Toplantıya katılan Nefret Suçları Yasa Kampanyası Platformu Sözcüsü Cengiz Alğan da, ocak ayında yola koyulan platformun çalışmaları hakkında bilgi verdi. TBMM Başkanı Cemil Çiçekve Adalet Bakanı Sadullah Ergin ile de görüştüklerini, her kesimin sorunla ilgileniyor göründüğünü anlatan Alğan, Başbakan da dahil olmak üzere birçok kesimde nefret suçu ile nefret söyleminin karıştırıldığını söyledi. Nefret söyleminde önemli olanın en en çok mağdur edilen ve hedef alınan kesimler olduğunu anlatan Alğan, "Beş yılda 600 küsur mezara saldırı var. Bu süreçte herhangi bir camiye saldırı olmuş mu? Bildiğim kadarıyla, hayır" dedi.
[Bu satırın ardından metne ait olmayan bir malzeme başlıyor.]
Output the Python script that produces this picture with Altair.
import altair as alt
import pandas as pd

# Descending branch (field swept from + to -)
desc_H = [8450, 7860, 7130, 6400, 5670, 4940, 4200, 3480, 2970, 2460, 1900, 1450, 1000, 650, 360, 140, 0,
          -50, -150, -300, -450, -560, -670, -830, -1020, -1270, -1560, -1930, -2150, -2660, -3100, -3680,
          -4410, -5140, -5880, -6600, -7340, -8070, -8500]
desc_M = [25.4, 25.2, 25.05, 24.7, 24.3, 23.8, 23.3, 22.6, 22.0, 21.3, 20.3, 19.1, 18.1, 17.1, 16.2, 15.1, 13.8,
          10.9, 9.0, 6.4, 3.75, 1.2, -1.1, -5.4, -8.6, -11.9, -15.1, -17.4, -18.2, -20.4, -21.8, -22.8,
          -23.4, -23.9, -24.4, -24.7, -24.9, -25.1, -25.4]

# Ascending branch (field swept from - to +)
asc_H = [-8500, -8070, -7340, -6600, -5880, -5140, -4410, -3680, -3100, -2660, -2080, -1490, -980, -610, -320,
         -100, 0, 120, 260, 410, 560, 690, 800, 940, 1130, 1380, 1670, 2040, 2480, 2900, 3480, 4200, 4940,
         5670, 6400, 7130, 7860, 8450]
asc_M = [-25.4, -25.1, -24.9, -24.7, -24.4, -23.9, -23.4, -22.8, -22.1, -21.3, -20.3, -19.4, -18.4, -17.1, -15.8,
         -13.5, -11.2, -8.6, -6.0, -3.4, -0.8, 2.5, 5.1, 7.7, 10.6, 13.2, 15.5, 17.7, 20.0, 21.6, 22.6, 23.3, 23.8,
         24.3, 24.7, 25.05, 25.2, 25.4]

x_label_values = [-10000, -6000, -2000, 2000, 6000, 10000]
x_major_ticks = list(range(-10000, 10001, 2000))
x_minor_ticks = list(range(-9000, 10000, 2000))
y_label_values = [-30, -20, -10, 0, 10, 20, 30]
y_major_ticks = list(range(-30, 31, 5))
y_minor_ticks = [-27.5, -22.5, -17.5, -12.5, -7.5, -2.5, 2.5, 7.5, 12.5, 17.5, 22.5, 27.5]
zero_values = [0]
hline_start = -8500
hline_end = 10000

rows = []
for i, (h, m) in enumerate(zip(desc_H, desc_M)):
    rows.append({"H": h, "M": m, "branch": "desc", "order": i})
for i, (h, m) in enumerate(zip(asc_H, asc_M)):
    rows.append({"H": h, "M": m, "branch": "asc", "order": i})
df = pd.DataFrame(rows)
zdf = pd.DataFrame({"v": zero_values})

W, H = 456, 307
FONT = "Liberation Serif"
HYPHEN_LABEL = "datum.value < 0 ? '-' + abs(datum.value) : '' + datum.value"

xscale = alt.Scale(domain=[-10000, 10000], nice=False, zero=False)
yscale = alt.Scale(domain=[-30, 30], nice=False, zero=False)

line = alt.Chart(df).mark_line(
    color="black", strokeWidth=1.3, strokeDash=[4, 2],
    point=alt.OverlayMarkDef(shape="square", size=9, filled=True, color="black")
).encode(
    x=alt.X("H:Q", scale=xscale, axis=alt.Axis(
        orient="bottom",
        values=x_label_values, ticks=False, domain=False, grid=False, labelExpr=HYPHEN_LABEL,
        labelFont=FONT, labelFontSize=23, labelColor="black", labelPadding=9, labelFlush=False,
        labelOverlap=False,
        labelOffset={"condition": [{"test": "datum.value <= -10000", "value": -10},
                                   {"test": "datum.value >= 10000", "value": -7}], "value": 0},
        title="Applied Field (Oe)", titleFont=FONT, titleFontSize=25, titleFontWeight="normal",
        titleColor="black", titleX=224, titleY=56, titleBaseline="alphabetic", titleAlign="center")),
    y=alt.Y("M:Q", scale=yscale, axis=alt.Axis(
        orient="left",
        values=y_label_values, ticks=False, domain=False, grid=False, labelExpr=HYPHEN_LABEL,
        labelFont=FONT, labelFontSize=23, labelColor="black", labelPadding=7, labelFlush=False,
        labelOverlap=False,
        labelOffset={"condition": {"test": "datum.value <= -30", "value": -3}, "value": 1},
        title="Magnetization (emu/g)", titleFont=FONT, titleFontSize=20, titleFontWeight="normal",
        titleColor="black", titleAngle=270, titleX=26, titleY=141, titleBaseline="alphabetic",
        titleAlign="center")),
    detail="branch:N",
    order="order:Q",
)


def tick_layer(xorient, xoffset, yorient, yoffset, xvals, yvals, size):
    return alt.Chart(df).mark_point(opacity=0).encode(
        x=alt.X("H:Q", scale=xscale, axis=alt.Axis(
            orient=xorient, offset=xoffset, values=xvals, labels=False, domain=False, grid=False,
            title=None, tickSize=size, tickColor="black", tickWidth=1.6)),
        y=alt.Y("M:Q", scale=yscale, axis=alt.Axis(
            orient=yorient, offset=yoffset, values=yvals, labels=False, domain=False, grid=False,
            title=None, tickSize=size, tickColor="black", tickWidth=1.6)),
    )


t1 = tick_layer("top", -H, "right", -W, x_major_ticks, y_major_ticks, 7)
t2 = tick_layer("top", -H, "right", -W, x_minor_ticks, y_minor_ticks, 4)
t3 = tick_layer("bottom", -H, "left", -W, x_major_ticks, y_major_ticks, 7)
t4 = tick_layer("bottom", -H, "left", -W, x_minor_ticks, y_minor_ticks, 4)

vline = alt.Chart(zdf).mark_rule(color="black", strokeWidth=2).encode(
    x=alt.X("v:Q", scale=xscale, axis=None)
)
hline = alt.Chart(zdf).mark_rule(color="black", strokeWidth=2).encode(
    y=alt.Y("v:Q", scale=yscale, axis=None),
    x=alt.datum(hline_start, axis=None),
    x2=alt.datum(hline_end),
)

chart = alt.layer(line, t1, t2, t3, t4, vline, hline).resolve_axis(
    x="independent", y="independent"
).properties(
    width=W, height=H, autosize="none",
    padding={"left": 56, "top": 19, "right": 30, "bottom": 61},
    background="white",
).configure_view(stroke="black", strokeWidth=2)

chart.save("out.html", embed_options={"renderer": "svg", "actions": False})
Alğan, Müslüman örgütlenmelerin "eşcinsellerle bir araya gelmek istemediklerini, bu nedenle Mazlum - Der'in platforma katılmadığını" da söyledi.
 
Alğan, en çok ırk-etnik köken nedeniyle nefret söylemi üretildiğini, bu kategoride de önce Ermenilerin, sonra sırasıyla Yahudi ve Kürtler'in hedef alındığını sözlerine ekledi.
 
Toplantıyı izleyen gazetecilerden Zaman gazetesi yazarı Abdülhamit Bilici, "işin başında nüfusunun çoğunluğu Müslüman olan bir ülkede Müslümanların mağduriyeti olmaz, diye düşünmek doğru olmaz. Bu ülkede daha üç-beş yıl öncesine kadar ikna odaları kurulup başörtüsü nedeniyle Müslümanlar rahatsız edildi" dedi.
 
CHP Genel Başkan Yardımcısı Prof. Sencer Ayata, "Politika Notları" ile siyasete bir derinlik katmayı planladıklarını ve önemli çalışmalar ortaya koyduklarını, son raporda temel amacın toplumda "farkındalık yaratmak olduğunu vurguladı.